I was learning a lot of interesting things at Olson Brothers. One time a sales rep from Perdue Farms came in to get us to buy their eggs. Eggs weren’t the primary issue with them, it was chickens, but where you have chickens you also tend to have eggs. He sat with Nick and I, Gailey was off somewhere again. He was a good ol’ boy from Maryland, dressed more like a businessman from Texas. He invited the two of us to stop down at the Maryland location sometime, promised us a good bottle of bourbon and some pretty women, wink-wink, nudge-nudge.
Another time we spent a day going around and cleaning areas, especially if any spot of blood might be showing, and moving some things away from their usual spot. The next day a Rabbi from New York showed up. He was there to inspect our plant in order to certify our products were Kosher. He wandered about for perhaps a half hour, then approved us and issued the certificate in exchange for a $1,000 fee.
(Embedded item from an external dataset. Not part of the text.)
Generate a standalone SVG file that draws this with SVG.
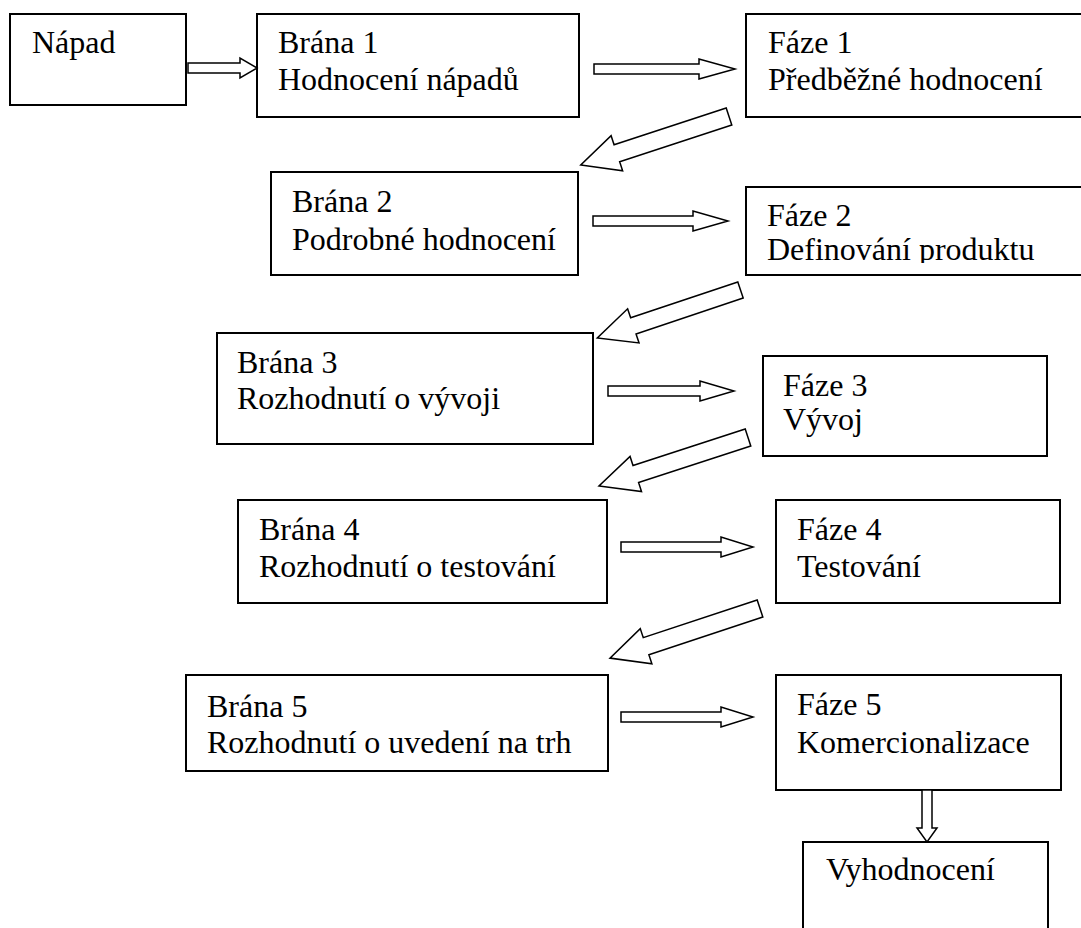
<svg xmlns="http://www.w3.org/2000/svg" width="1081" height="928" viewBox="0 0 1081 928">
  <style>
    .box { fill: #fff; stroke: #000; stroke-width: 2; }
    .lbl { font-family: "Liberation Serif", "Times New Roman", serif; font-size: 32px; fill: #000; }
    .arr { fill: #fff; stroke: #000; stroke-width: 1.5; stroke-linejoin: miter; }
  </style>
  <defs>
    <clipPath id="clip-faze2">
      <rect x="746" y="187" width="340" height="76"/>
    </clipPath>
  </defs>
  <rect width="1081" height="928" fill="#fff"/>

  <g id="napad">
    <rect class="box" x="10" y="14" width="176" height="91"/>
    <text class="lbl" x="32" y="53">Nápad</text>
  </g>
  <g id="brana1">
    <rect class="box" x="257" y="14" width="322" height="103"/>
    <text class="lbl" x="278" y="53">Brána 1</text>
    <text class="lbl" x="278" y="90">Hodnocení nápadů</text>
  </g>
  <g id="faze1">
    <rect class="box" x="746" y="14" width="345" height="103"/>
    <text class="lbl" x="768" y="53">Fáze 1</text>
    <text class="lbl" x="768" y="90">Předběžné hodnocení</text>
  </g>
  <g id="brana2">
    <rect class="box" x="271" y="172" width="307" height="103"/>
    <text class="lbl" x="292" y="212">Brána 2</text>
    <text class="lbl" x="292" y="250">Podrobné hodnocení</text>
  </g>
  <g id="faze2">
    <rect class="box" x="746" y="187" width="345" height="88"/>
    <text class="lbl" x="767" y="226">Fáze 2</text>
    <text class="lbl" x="767" y="260" clip-path="url(#clip-faze2)">Definování produktu</text>
  </g>
  <g id="brana3">
    <rect class="box" x="217" y="333" width="376" height="111"/>
    <text class="lbl" x="237" y="373">Brána 3</text>
    <text class="lbl" x="237" y="409">Rozhodnutí o vývoji</text>
  </g>
  <g id="faze3">
    <rect class="box" x="763" y="356" width="284" height="100"/>
    <text class="lbl" x="783" y="396">Fáze 3</text>
    <text class="lbl" x="783" y="430">Vývoj</text>
  </g>
  <g id="brana4">
    <rect class="box" x="238" y="500" width="369" height="103"/>
    <text class="lbl" x="259" y="540">Brána 4</text>
    <text class="lbl" x="259" y="577">Rozhodnutí o testování</text>
  </g>
  <g id="faze4">
    <rect class="box" x="776" y="500" width="284" height="103"/>
    <text class="lbl" x="797" y="540">Fáze 4</text>
    <text class="lbl" x="797" y="577">Testování</text>
  </g>
  <g id="brana5">
    <rect class="box" x="186" y="675" width="422" height="96"/>
    <text class="lbl" x="207" y="717">Brána 5</text>
    <text class="lbl" x="207" y="753">Rozhodnutí o uvedení na trh</text>
  </g>
  <g id="faze5">
    <rect class="box" x="776" y="675" width="285" height="115"/>
    <text class="lbl" x="797" y="715">Fáze 5</text>
    <text class="lbl" x="797" y="753">Komercionalizace</text>
  </g>
  <g id="vyhodnoceni">
    <rect class="box" x="803" y="842" width="245" height="100"/>
    <text class="lbl" x="826" y="880">Vyhodnocení</text>
  </g>

  <g id="connectors">
    <!-- horizontal block arrows: gate -> phase -->
    <path class="arr" d="M188,63 L240,63 L240,58 L257,68 L240,78 L240,73 L188,73 Z"/>
    <path class="arr" d="M594,64 L699,64 L699,59 L735,69 L699,79 L699,74 L594,74 Z"/>
    <path class="arr" d="M593,216 L693,216 L693,211 L728,221 L693,231 L693,226 L593,226 Z"/>
    <path class="arr" d="M608,386 L700,386 L700,381 L734,391 L700,401 L700,396 L608,396 Z"/>
    <path class="arr" d="M621,542 L721,542 L721,537 L753,547 L721,557 L721,552 L621,552 Z"/>
    <path class="arr" d="M621,712 L721,712 L721,707 L753,717 L721,727 L721,722 L621,722 Z"/>

    <!-- diagonal block arrows: phase -> next gate -->
    <path class="arr" transform="translate(729,116.5) rotate(161.86)" d="M0,-9 L118,-9 L118,-18.5 L156,0 L118,18.5 L118,9 L0,9 Z"/>
    <path class="arr" transform="translate(740.5,290) rotate(161.5)" d="M0,-8.5 L113,-8.5 L113,-18 L151,0 L113,18 L113,8.5 L0,8.5 Z"/>
    <path class="arr" transform="translate(748,437.5) rotate(161.97)" d="M0,-9 L118,-9 L118,-18.5 L156.7,0 L118,18.5 L118,9 L0,9 Z"/>
    <path class="arr" transform="translate(760,608.5) rotate(161.7)" d="M0,-9 L120,-9 L120,-18.5 L158,0 L120,18.5 L120,9 L0,9 Z"/>

    <!-- vertical block arrow: commercialisation -> evaluation -->
    <path class="arr" d="M922,790 L922,828 L917,828 L927,842 L937,828 L932,828 L932,790 Z"/>
  </g>
</svg>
The year was passing and the talk of going to Blue Anchor was that it was imminent. Blue Anchor was pretty far down in New Jersey, about halfway to the shore. It’s be a long trip from Aldan, so Lois and I decided to move to New Jersey. We drove over and took a lease for an apartment in the Cherry Hill Towers, along Route 38
just across from the Cherry Hill Mall. It was still over twenty miles to Blue Anchor, probably a good forty-five-minute drive in Jersey traffic.
We gave up our nice, plush apartment at the Lansdowne Towers and moved hurriedly into the Cherry Hill
Apartment on the first of December.
Meanwhile, more things were coming to the surface at Olson brothers. We started to get dunning notices on purchases and egg producers refused to sell to us unless we paid a premium. It seems the company wasn't paying their vendors in a timely manner and no one trusted us so wanted extra for what they sold. Maybe we could have straightened all this out with a bit of time and luck, but luck was not with us.
In June, Hurricane Agnes came. It especially hit hard in the
Wilkes Barre area of Pennsylvania. The region was under a flood and many businesses and homes were damaged or destroyed. One of the businesses hurt was Interstate Bakeries, whose Wilkes Barre factory was ruined. They decided not to rebuild the plant in Pennsylvania, but expand in upper New York State.
Interstate was our largest customer, maybe making up nearly half our sales. When they decided to move they also decided on new suppliers and we loss them. This is a lesson to all businessmen, don’t rely on some single purchaser; in other words, don’t put all your eggs in one basket.
Olson Brothers moved ahead with their grandiose plans, but by December they threw in the towel. Suddenly there would be no Blue Anchor plant and the Philadelphia Plant would close.  I was made Assistant General Manager, but my duties were now helping to oversee the closing. It was soon a lonely place to be. All the production workers, including Nick, were let go.
One day, the secretary and I, two of a handful of people still working there, were startled by a loud pounding on the office door. I open the door and these large men stepped in. They looked like perfect fits to be in the future TV series, The Sopranos, except they didn’t dress as nice. They were union representatives from the Teamsters. This was the first I ever saw them around. They were there to make sure we still collected union dues from the laid off workers. That was their only concern.
By the end of the year I was one of those laid off workers needing a new job and living in a not so great apartment in New Jersey.


We did have a great view from our 12th floor balcony.
But we hadn’t lost any friends in the move and we hadn’t changed what we were now living for, booze and sex.